AUTHOR.CALHO: If I didn't write it, I would be hitch hiking cross country to Maine and then Alaska in that order. While taking frequent breaks to spread leaflets. And sit in diners. And write on things because I wasn't at a computer. I may still do that in a few years. Writing this also helps me forget about and better understand the limitations of being human, and keeps me busy enough to allow me no free time to burn the world down.

THEMATIC.ABOUT : Collapse often. The things that hold people together and hold them apart and scatter brains. The things that make thoughts go boom. The things that ooh and aah and [expletive deleted]. Sometimes poking around the margins where responsibility ends and the only one to look to is the Original Equipment Manufacturer and say "but, I already pressed 9 for more options and the menus are exactly the same. Can you just replace it?" The answer will be: "please hold." Sometimes hanging out in dark corners. Sometimes following the train tracks.
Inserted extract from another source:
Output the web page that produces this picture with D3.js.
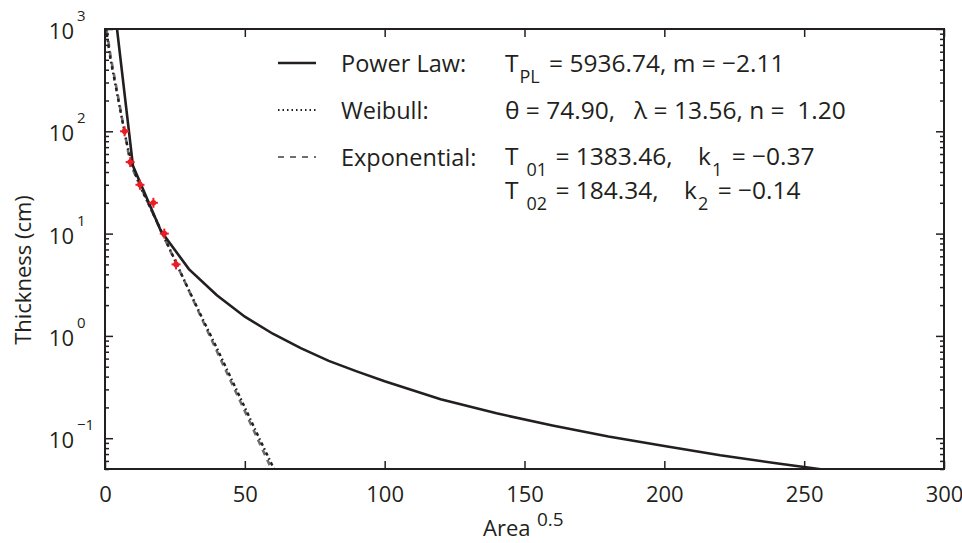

Looking for ways out and ways in and all the while sharing the things seen and heard and done and drawn and written and scorched and healed and teased and caged and dreamed along the way.

7/8/06

facebook no more 07/08/06

Subject : facebook no more and other paranoias
Posted Date: : Jul 8, 2006 3:34 PM

i am a paranoid person. i am a very paranoid person.

in light of the facts that i try to keep no secrets and am racked periodically with undeniably powerful bouts of paranoia and am incessantly talking to myself (the only times im not talking to myself are during sexual activities {including masterbation}, during video games, and while im writing) i have cancelled my facebook.com account.

i hated it for many reasons.... damn it i just paused for a minute and i started talking to myself again. sometimes i wonder where the voices come from to begin with because it says things i wouldnt say... or at least i dont think i would say. but then ... ugh... i just did it again. fuck this.